Data section
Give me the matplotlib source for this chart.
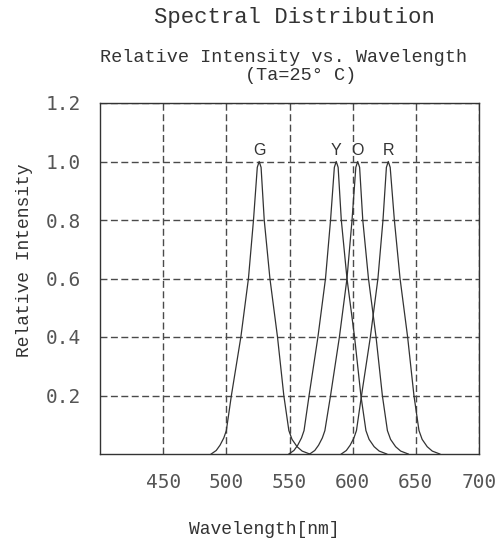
import matplotlib
matplotlib.use("Agg")
from matplotlib import pyplot as plt

# wavelength (nm) / relative intensity for each LED colour
g_wl = [488, 492, 495, 498, 500, 504, 511.5, 517.5, 521.5, 524.5, 526, 527.5, 530, 534.5, 540.5, 545.5, 549.5, 552, 556, 560, 566]
g_int = [0, 0.012, 0.03, 0.055, 0.08, 0.2, 0.4, 0.6, 0.8, 0.98, 1.0, 0.98, 0.8, 0.6, 0.4, 0.2, 0.08, 0.05, 0.025, 0.01, 0]

y_wl = [549.5, 553.5, 556.5, 559.5, 561.5, 565.5, 572.5, 578.5, 582.5, 585.5, 587, 588.5, 591, 595.5, 601.5, 606.5, 610.5, 613, 617, 621, 627]
y_int = [0, 0.012, 0.03, 0.055, 0.08, 0.2, 0.4, 0.6, 0.8, 0.98, 1.0, 0.98, 0.8, 0.6, 0.4, 0.2, 0.08, 0.05, 0.025, 0.01, 0]

o_wl = [566, 570, 573, 576, 578, 582.5, 589.5, 595.5, 599.5, 602.5, 604, 605.5, 608, 612.5, 618.5, 623.5, 627.5, 630, 634, 638, 644]
o_int = [0, 0.012, 0.03, 0.055, 0.08, 0.2, 0.4, 0.6, 0.8, 0.98, 1.0, 0.98, 0.8, 0.6, 0.4, 0.2, 0.08, 0.05, 0.025, 0.01, 0]

r_wl = [591, 595, 598, 601, 603, 607, 614, 620, 624, 626.7, 628.2, 629.7, 633, 637.5, 643.5, 648.5, 652.5, 655, 659, 663, 669]
r_int = [0, 0.012, 0.03, 0.055, 0.08, 0.2, 0.4, 0.6, 0.8, 0.98, 1.0, 0.98, 0.8, 0.6, 0.4, 0.2, 0.08, 0.05, 0.025, 0.01, 0]

names = ['G', 'Y', 'O', 'R']
xticks = [450, 500, 550, 600, 650, 700]
yticks = [0.2, 0.4, 0.6, 0.8, 1.0, 1.2]

W, H = 503, 548
fig = plt.figure(figsize=(W/100, H/100), dpi=100)
ax = fig.add_axes([100/W, 1 - 454/H, 379/W, 351/H])

mono = 'Liberation Mono'
dark = '#333333'

for wl, inten, name in zip([g_wl, y_wl, o_wl, r_wl],
                           [g_int, y_int, o_int, r_int], names):
    ax.plot(wl, inten, '-', color=dark, lw=0.9, zorder=3)
    k = inten.index(max(inten))
    ax.annotate(name, (wl[k], inten[k]), xytext=(0, 2.5), textcoords='offset points',
                ha='center', va='bottom', fontsize=11.5, family='Liberation Sans', color=dark)

ax.set_xlim(400, 700)
ax.set_ylim(0, 1.2)
ax.set_xticks(xticks)
ax.set_xticklabels([str(v) for v in xticks])
ax.set_yticks(yticks)
ax.set_yticklabels(['%.1f' % v for v in yticks])
ax.tick_params(length=0, labelsize=14, colors='#555555')
ax.tick_params(axis='x', pad=14)
ax.tick_params(axis='y', pad=14)
for lab in ax.get_xticklabels() + ax.get_yticklabels():
    lab.set_family('DejaVu Sans Mono')
ax.grid(True, linestyle=(0, (5, 2.5)), color='#4a4a4a', lw=1.0)
for sp in ax.spines.values():
    sp.set_color(dark)
    sp.set_linewidth(1.0)

fig.text(294/W, 1 - 17.5/H, 'Spectral Distribution', family=mono, fontsize=16,
         ha='center', va='center', color=dark)
fig.text(284/W, 1 - 57/H, 'Relative Intensity vs. Wavelength', family=mono, fontsize=13.3,
         ha='center', va='center', color=dark)
fig.text(301/W, 1 - 75.5/H, '(Ta=25° C)', family=mono, fontsize=13.3,
         ha='center', va='center', color=dark)
fig.text(264/W, 1 - 530/H, 'Wavelength[nm]', family=mono, fontsize=13,
         ha='center', va='center', color=dark)
fig.text(25/W, 1 - 260/H, 'Relative Intensity', family=mono, fontsize=13,
         ha='center', va='center', rotation=90, color=dark)

plt.savefig('out.png', dpi=100)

The task
Look at the listing and set down only the lines from its start through the line with "yticks = [0.2, 0.4, 0.6, 0.8, 1.0, 1.2]", word for word and without pictures.

Full answer
Give me the matplotlib source for this chart.
import matplotlib
matplotlib.use("Agg")
from matplotlib import pyplot as plt

# wavelength (nm) / relative intensity for each LED colour
g_wl = [488, 492, 495, 498, 500, 504, 511.5, 517.5, 521.5, 524.5, 526, 527.5, 530, 534.5, 540.5, 545.5, 549.5, 552, 556, 560, 566]
g_int = [0, 0.012, 0.03, 0.055, 0.08, 0.2, 0.4, 0.6, 0.8, 0.98, 1.0, 0.98, 0.8, 0.6, 0.4, 0.2, 0.08, 0.05, 0.025, 0.01, 0]

y_wl = [549.5, 553.5, 556.5, 559.5, 561.5, 565.5, 572.5, 578.5, 582.5, 585.5, 587, 588.5, 591, 595.5, 601.5, 606.5, 610.5, 613, 617, 621, 627]
y_int = [0, 0.012, 0.03, 0.055, 0.08, 0.2, 0.4, 0.6, 0.8, 0.98, 1.0, 0.98, 0.8, 0.6, 0.4, 0.2, 0.08, 0.05, 0.025, 0.01, 0]

o_wl = [566, 570, 573, 576, 578, 582.5, 589.5, 595.5, 599.5, 602.5, 604, 605.5, 608, 612.5, 618.5, 623.5, 627.5, 630, 634, 638, 644]
o_int = [0, 0.012, 0.03, 0.055, 0.08, 0.2, 0.4, 0.6, 0.8, 0.98, 1.0, 0.98, 0.8, 0.6, 0.4, 0.2, 0.08, 0.05, 0.025, 0.01, 0]

r_wl = [591, 595, 598, 601, 603, 607, 614, 620, 624, 626.7, 628.2, 629.7, 633, 637.5, 643.5, 648.5, 652.5, 655, 659, 663, 669]
r_int = [0, 0.012, 0.03, 0.055, 0.08, 0.2, 0.4, 0.6, 0.8, 0.98, 1.0, 0.98, 0.8, 0.6, 0.4, 0.2, 0.08, 0.05, 0.025, 0.01, 0]

names = ['G', 'Y', 'O', 'R']
xticks = [450, 500, 550, 600, 650, 700]
yticks = [0.2, 0.4, 0.6, 0.8, 1.0, 1.2]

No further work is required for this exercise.